Remembering how my first employers had entirely failed to protect my boundaries when I was young, I knew I had to handle things systematically. I couldn’t be at the desk with her every single second. One day, she asked me if she could just tell these pushy clients that she was in a relationship with me/her boss. We were both single at the time, so I told her it was a good idea.
The fake cover story actually made a ton of sense to outsiders, because the reality of the job meant I was naturally spending a lot of time working closely with her anyway. I knew the clients wouldn’t dare hassle her if they believed we were together. First of all, it was my property, and they knew I had the authority to throw them out on the street if I wished. Second, I was always around somewhere taking care of business, and they knew it.

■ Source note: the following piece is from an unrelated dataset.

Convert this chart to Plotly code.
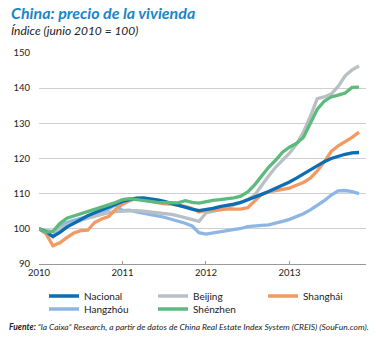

Once we put that fake relationship shield in place, it worked perfectly, and things got significantly better for her.
Conclusion
Obsession works so well because it takes a very real, very intense fear—the realization that you are the object of affection for someone who has completely lost their grip on reality and turns the volume up to eleven. Much like Freddy Krueger, an obsessed person is a hunter you can’t easily escape, especially when society or your own employers dismiss the danger with a laugh. It’s smart, it’s terrifyingly relatable, and it proves you don’t need hundreds of millions of dollars to tell a gripping story.